THE “PALIN-CREATIONIST” issue, to the extent that it’s still mentioned, has settled into the soggy bog of journalistic truth — which is not always the same as objectively verifiable truth. It’s now as well established as the truth that FDR saved us from the Depression, Eisenhower was stupid, and Lyndon Johnson’s war on poverty is a great success. You know — journalistic truth.
In most news stories and opinion pieces in which the subject arises (and we dutifully scan them all), Palin is that gun-toting, moose-eating, young-earth creationist who wants to ban books, burn witches, and destroy the planet so that Big Oil can profit.
There is nothing much to be done about media behavior; but we continue to search each day for news that runs against the journalistic tide. It’s an increasingly profitless activity. So why do we do it?

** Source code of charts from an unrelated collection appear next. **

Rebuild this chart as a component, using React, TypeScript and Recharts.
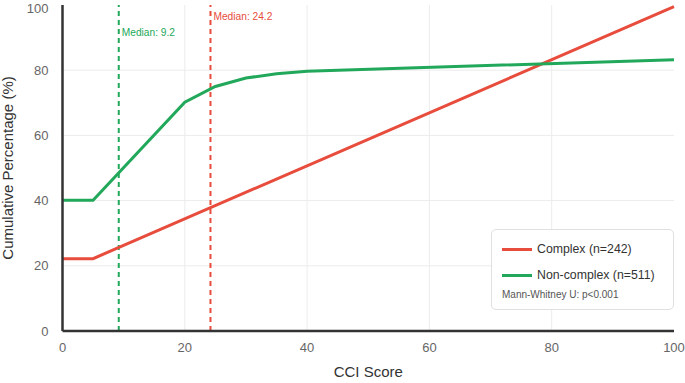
import {
  LineChart,
  Line,
  XAxis,
  YAxis,
  CartesianGrid,
  ReferenceLine,
} from "recharts";

const xTicks = [0, 20, 40, 60, 80, 100];
const yTicks = [0, 20, 40, 60, 80, 100];

const complexSeries = [
  { x: 0, y: 22.2 },
  { x: 5, y: 22.2 },
  { x: 100, y: 99.5 },
];

const nonComplexSeries = [
  { x: 0, y: 40.1 },
  { x: 5, y: 40.1 },
  { x: 20, y: 70.2 },
  { x: 25, y: 75.0 },
  { x: 30, y: 77.6 },
  { x: 35, y: 78.9 },
  { x: 40, y: 79.7 },
  { x: 100, y: 83.2 },
];

const legendItems = [
  { name: "Complex (n=242)", color: "#e74c3c" },
  { name: "Non-complex (n=511)", color: "#22a85a" },
];
const testNote = "Mann-Whitney U: p<0.001";

const medianComplex = 24.2;
const medianNonComplex = 9.2;

const RED = "#e74c3c";
const GREEN = "#22a85a";
const FONT = "'Liberation Sans', Arial, Helvetica, sans-serif";

function medianLabel(text: string, color: string, dy: number) {
  return (props: any) => {
    const vb = props.viewBox || {};
    return (
      <text
        x={(vb.x ?? 0) + 3}
        y={(vb.y ?? 0) + dy}
        fill={color}
        fontSize={10.2}
        fontFamily={FONT}
      >
        {text}
      </text>
    );
  };
}

function LegendBox() {
  return (
    <div
      style={{
        position: "absolute",
        left: 491,
        top: 229,
        width: 183,
        height: 81,
        boxSizing: "border-box",
        background: "#fff",
        border: "1px solid #e0e0e0",
        borderRadius: 5,
        padding: "6px 0 0 10px",
        fontFamily: FONT,
      }}
    >
      {legendItems.map((e) => (
        <div
          key={e.name}
          style={{ display: "flex", alignItems: "center", height: 26, fontSize: 12.3, color: "#333" }}
        >
          <span style={{ width: 30, height: 3, background: e.color, marginRight: 5 }} />
          {e.name}
        </div>
      ))}
      <div style={{ fontSize: 10, lineHeight: "12px", color: "#555", marginTop: 1 }}>{testNote}</div>
    </div>
  );
}

export default function App() {
  return (
    <div style={{ position: "fixed", left: 0, top: 0, width: 685, height: 383, background: "#fff" }}>
      <LineChart
        width={685}
        height={383}
        margin={{ top: 5, right: 11, left: 0, bottom: 0 }}
        style={{ fontFamily: FONT }}
      >
        <CartesianGrid
          stroke="#ececec"
          horizontalValues={[20, 40, 60, 80]}
          verticalValues={[20, 40, 60, 80]}
        />
        <XAxis
          type="number"
          dataKey="x"
          domain={[0, 100]}
          ticks={xTicks}
          tickLine={false}
          axisLine={{ stroke: "#333", strokeWidth: 2.5 }}
          tick={{ fontSize: 13, fill: "#666" }}
          tickMargin={6}
          height={52}
          label={{ value: "CCI Score", position: "insideBottom", offset: 6, fontSize: 15, fill: "#333" }}
        />
        <YAxis
          type="number"
          domain={[0, 100]}
          ticks={yTicks}
          tickLine={false}
          axisLine={{ stroke: "#333", strokeWidth: 2.5 }}
          tick={{ fontSize: 13, fill: "#666" }}
          tickMargin={8}
          width={62.5}
          label={{
            value: "Cumulative Percentage (%)",
            angle: -90,
            position: "insideLeft",
            offset: 8,
            fontSize: 15,
            fill: "#333",
            style: { textAnchor: "middle" },
          }}
        />
        <ReferenceLine
          x={medianNonComplex}
          stroke={GREEN}
          strokeWidth={2}
          strokeDasharray="5 4"
          label={medianLabel("Median: 9.2", GREEN, 31)}
        />
        <ReferenceLine
          x={medianComplex}
          stroke={RED}
          strokeWidth={2}
          strokeDasharray="5 4"
          label={medianLabel("Median: 24.2", RED, 15)}
        />
        <Line
          data={complexSeries}
          dataKey="y"
          name="Complex (n=242)"
          stroke={RED}
          strokeWidth={3}
          dot={false}
          isAnimationActive={false}
        />
        <Line
          data={nonComplexSeries}
          dataKey="y"
          name="Non-complex (n=511)"
          stroke={GREEN}
          strokeWidth={3}
          dot={false}
          isAnimationActive={false}
        />
      </LineChart>
      <LegendBox />
    </div>
  );
}
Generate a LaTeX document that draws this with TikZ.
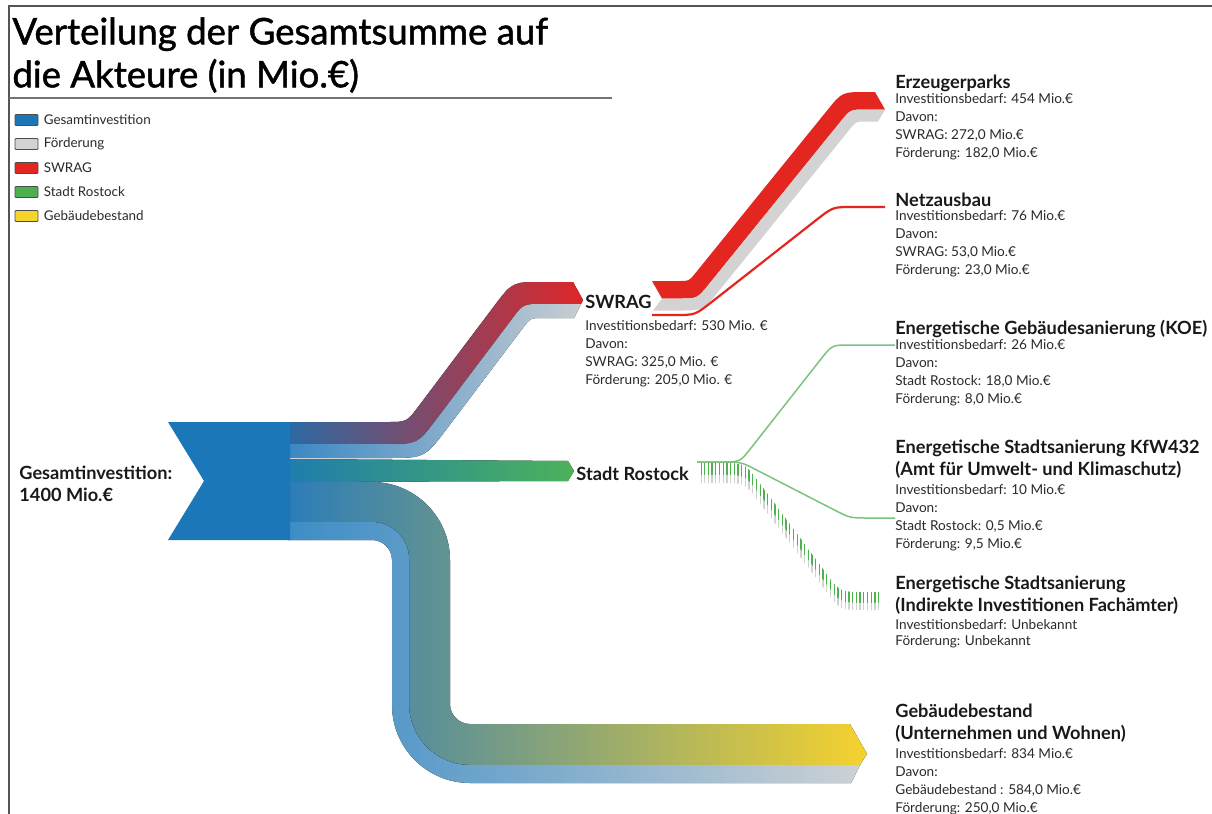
\documentclass[tikz,border=0pt]{standalone}
\usepackage{fontspec}
\setmainfont{Lato}
\newfontfamily\titlefont[RawFeature={embolden=1.3}]{Lato}
\usetikzlibrary{positioning}

\definecolor{gesamtblue}{HTML}{1B77B7}
\definecolor{foerdergray}{HTML}{D3D3D3}
\definecolor{swragred}{HTML}{E3261F}
\definecolor{stadtgreen}{HTML}{4CAF50}
\definecolor{gebyellow}{HTML}{F6D42C}
\definecolor{linegreen}{HTML}{7CC47E}
\definecolor{hatchgreen}{HTML}{4DB34D}
\definecolor{framegray}{HTML}{555555}
\definecolor{infotext}{HTML}{2A2A2A}

\begin{document}
\begin{tikzpicture}[
    x=0.5pt, y=-0.5pt,
    title/.style={font=\titlefont\fontsize{18.3}{21.5}\selectfont, align=left, inner sep=0pt},
    head/.style={font=\fontsize{9.1}{10.8}\selectfont\bfseries, align=left, inner sep=0pt, text=black!90},
    info/.style={font=\fontsize{6.8}{8.9}\selectfont, align=left, inner sep=0pt, text=infotext},
    legbox/.style={rectangle, draw=black!70, line width=0.4pt, minimum width=11.5pt,
                   minimum height=5.5pt, inner sep=0pt, rounded corners=0.5pt},
    legtext/.style={font=\fontsize{6.7}{8}\selectfont, inner sep=0pt, text=infotext},
    thinflow/.style={draw=linegreen, line width=0.75pt}
]
\useasboundingbox (0,0) rectangle (1212,814);
\fill[white] (0,0) rectangle (1212,814);

% Frame and title
\draw[framegray, line width=0.6pt] (9,814) -- (9,6) -- (1212,6);
\node[title, anchor=north west] (title) at (12,17) {Verteilung der Gesamtsumme auf\\die Akteure (in Mio.€)};
\draw[black!55, line width=0.7pt] (9,98) -- (612,98);

% Legend
\foreach \c/\t [count=\i] in {gesamtblue/Gesamtinvestition, foerdergray/Förderung,
    swragred/SWRAG, stadtgreen/Stadt Rostock, gebyellow/Gebäudebestand} {
  \node[legbox, fill=\c] (legbox\i) at (26.5,96+24*\i) {};
  \node[legtext, right=2.5pt of legbox\i] (legtext\i) {\t};
}

% Flow to SWRAG
\fill[left color={rgb,255:red,44;green,105;blue,163},
      right color={rgb,255:red,222;green,38;blue,40}]
  (288,422) -- (386.8,422) .. controls (406.8,422) .. (418.8,406.0) -- (494.2,306.0)
  .. controls (512.3,282) .. (542.3,282) -- (573,282) -- (583,300) -- (581,304) -- (542.3,304)
  .. controls (523.3,304) .. (511.9,319.2) -- (436.5,419.2) .. controls (417.8,444) .. (386.8,444)
  -- (288,444) -- cycle;
\fill[left color={rgb,255:red,58;green,136;blue,196}, right color={rgb,255:red,200;green,205;blue,210}]
  (288,444) -- (386.8,444) .. controls (417.8,444) .. (436.5,419.2) -- (511.9,319.2)
  .. controls (523.3,304) .. (542.3,304) -- (581,304) -- (574,318) -- (542.3,318)
  .. controls (530.3,318) .. (523.1,327.6) -- (447.7,427.6) .. controls (424.8,458) .. (386.8,458)
  -- (288,458) -- cycle;

% Flow to Stadt Rostock
\fill[left color={rgb,255:red,31;green,125;blue,174}, right color={rgb,255:red,76;green,178;blue,90}]
  (288,459) -- (568,461) -- (574,471) -- (568,481) -- (288,482) -- cycle;

% Flow to Gebaeudebestand
\fill[left color={rgb,255:red,43;green,124;blue,184}, right color={rgb,255:red,245;green,210;blue,46}]
  (288,482) -- (372,482) .. controls (415,482) and (450,517) .. (450,560) -- (450,704)
  .. controls (450,715) and (459,724) .. (470,724) -- (850,724) -- (867,754) -- (860,765)
  -- (470,765) .. controls (436.3,765) and (409,737.7) .. (409,704) -- (409,559)
  .. controls (409,538.6) and (392.4,522) .. (372,522) -- (288,522) -- cycle;
\fill[left color={rgb,255:red,61;green,141;blue,198}, right color={rgb,255:red,205;green,209;blue,213}]
  (288,522) -- (372,522) .. controls (392.4,522) and (409,538.6) .. (409,559) -- (409,704)
  .. controls (409,737.7) and (436.3,765) .. (470,765) -- (860,765) -- (851,783)
  -- (470,783) .. controls (427,783) and (392,748) .. (392,705) -- (392,560)
  .. controls (392,549) and (383,540) .. (372,540) -- (288,540) -- cycle;

% Source
\fill[gesamtblue] (168,422) -- (290,422) -- (290,540) -- (168,540) -- (204,481) -- cycle;

% SWRAG to Erzeugerparks and Netzausbau
\fill[swragred] (662,298.5) -- (652,281) -- (679.5,281) .. controls (689,281) .. (695.0,273.6)
  -- (827.0,110.6) .. controls (842,92) .. (865.9,92) -- (875,92) -- (885,109.5) -- (865.8,109.5)
  .. controls (850.3,109.5) .. (840.6,121.5) -- (708.6,284.6) .. controls (697.3,298.5) .. (679.4,298.5)
  -- cycle;
\fill[foerdergray] (653,310.5) -- (662,298.5) -- (679.4,298.5) .. controls (697.3,298.5) .. (708.6,284.6)
  -- (840.6,121.5) .. controls (850.3,109.5) .. (865.8,109.5) -- (885,109.5) -- (878,121.5)
  -- (865.9,121.5) .. controls (856.1,121.5) .. (849.9,129.1) -- (717.9,292.2)
  .. controls (703.1,310.5) .. (679.5,310.5) -- cycle;
\draw[swragred, line width=1.1pt] (652,315) -- (675,315) .. controls (695,315) .. (710.8,302.7)
  -- (817.2,219.3) .. controls (833,207) .. (853,207) -- (885,207);

% Stadt Rostock to its measures
\draw[thinflow] (697,462) -- (722,462) .. controls (740,462) .. (751.1,447.9)
  -- (820.9,359.1) .. controls (832,345) .. (850,345) -- (895,345);
\draw[thinflow] (697,462) -- (723,462) .. controls (741,462) .. (757,470.2)
  -- (834,509.8) .. controls (850,518) .. (868,518) -- (895,518);
\begin{scope}
  \clip (701,463) -- (720,463) .. controls (745,463) .. (759.8,483.1) -- (825.2,571.9)
    .. controls (840,592) .. (865,592) -- (882,592) -- (882,603) -- (865,603)
    .. controls (840,603) .. (825.2,582.9) -- (759.8,495.1) .. controls (745,475) .. (720,475)
    -- (701,475) -- cycle;
  \foreach \x in {701,704.7,...,882}
    \draw[hatchgreen, line width=0.65pt] (\x,450) -- (\x,620);
\end{scope}
\begin{scope}
  \clip (701,475) -- (720,475) .. controls (745,475) .. (759.8,495.1) -- (825.2,582.9)
    .. controls (840,603) .. (865,603) -- (882,603) -- (882,610) -- (865,610)
    .. controls (840,610) .. (825.2,589.9) -- (759.8,503.1) .. controls (745,483) .. (720,483)
    -- (701,483) -- cycle;
  \foreach \x in {701,704.7,...,882}
    \draw[black!18, line width=0.65pt] (\x,450) -- (\x,620);
\end{scope}

% Labels
\node[head, anchor=north west] (gesamtLabel) at (19,466) {Gesamtinvestition:\\1400 Mio.€};
\node[head, anchor=base west] (swragHead) at (585,308) {SWRAG};
\node[info, anchor=north west] (swragInfo) at (585,320.5)
  {Investitionsbedarf: 530 Mio. €\\Davon:\\SWRAG: 325,0 Mio. €\\Förderung: 205,0 Mio. €};
\node[head, anchor=base west] (stadtHead) at (576,480) {Stadt Rostock};

\node[head, anchor=base west] (erzHead) at (895,88) {Erzeugerparks};
\node[info, anchor=north west] (erzInfo) at (895,93.5)
  {Investitionsbedarf: 454 Mio.€\\Davon:\\SWRAG: 272,0 Mio.€\\Förderung: 182,0 Mio.€};
\node[head, anchor=base west] (netzHead) at (895,206) {Netzausbau};
\node[info, anchor=north west] (netzInfo) at (895,210.5)
  {Investitionsbedarf: 76 Mio.€\\Davon:\\SWRAG: 53,0 Mio.€\\Förderung: 23,0 Mio.€};
\node[head, anchor=base west] (koeHead) at (895,334) {Energetische Gebäudesanierung (KOE)};
\node[info, anchor=north west] (koeInfo) at (895,339.5)
  {Investitionsbedarf: 26 Mio.€\\Davon:\\Stadt Rostock: 18,0 Mio.€\\Förderung: 8,0 Mio.€};
\node[head, anchor=north west] (kfwHead) at (895,440)
  {Energetische Stadtsanierung KfW432\\(Amt für Umwelt- und Klimaschutz)};
\node[info, anchor=north west] (kfwInfo) at (895,484.5)
  {Investitionsbedarf: 10 Mio.€\\Davon:\\Stadt Rostock: 0,5 Mio.€\\Förderung: 9,5 Mio.€};
\node[head, anchor=north west] (indHead) at (895,576)
  {Energetische Stadtsanierung\\(Indirekte Investitionen Fachämter)};
\node[info, anchor=north west, font=\fontsize{6.8}{8}\selectfont] (indInfo) at (895,619.5)
  {Investitionsbedarf: Unbekannt\\Förderung: Unbekannt};
\node[head, anchor=north west] (gebHead) at (895,704)
  {Gebäudebestand\\(Unternehmen und Wohnen)};
\node[info, anchor=north west] (gebInfo) at (895,748.5)
  {Investitionsbedarf: 834 Mio.€\\Davon:\\Gebäudebestand : 584,0 Mio.€\\Förderung: 250,0 Mio.€};
\end{tikzpicture}
\end{document}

We’re secretly hoping to learn that Sarah isn’t a creationist nutcase, and we’d like answers to our Open Letter to Sarah Palin. Anyway, here’s what we’ve come up with this morning:
In the Philadelphia Inquirer we read Palin stops in at Philly bar. We know the headline isn’t very promising, but we’re desperate. Here are some excerpts, with bold added for emphasis:
An enthusiastic crowd swarmed to shake hands and pose for photos with Republican vice presidential nominee Sarah Palin at the Irish Pub last night in Center City, a short time before the first debate of the presidential election.
Sounds like a great place. Okay, what happened there? We read on:
“Sa-rah! Sa-rah!” the crowd cheered, although outside, a large contingent of protesters booed Palin and chanted Democrat Barack Obama’s name.
Wearing a Phillies windbreaker and blue jeans, Palin spent about an hour in the bar mingling.
An hour mingling in the bar? See, it’s like we’ve been telling you — she’s not all bad. Moving along:
Reba Larney, of Exton, said that having a man and woman in the White House together would bring better balance to the nation’s leadership. “There are some women who are called to stand beside men in power and offer a balance,” she said.
This is the first time we’ve heard of the “White House gender-harmony” theory of governance. It’s difficult to keep up with these things. More from the article:
Inside the bar, James Boney, of Atlantic City, said he had been a McCain supporter but would not vote for him now because of the Palin pick.
Ah yes, the always-convincing preface to some political bombast: “I used to be a McCain supporter but now …”
“I have a problem with anyone who thinks the Earth is 6,000 years old,” Boney said, referring to Palin’s onetime support for the teaching of creationism along with evolution in public schools.
There it is! That’s the creationism reference that qualifies this news article for inclusion in our humble blog. It’s not much, but one learns to grasp at straws.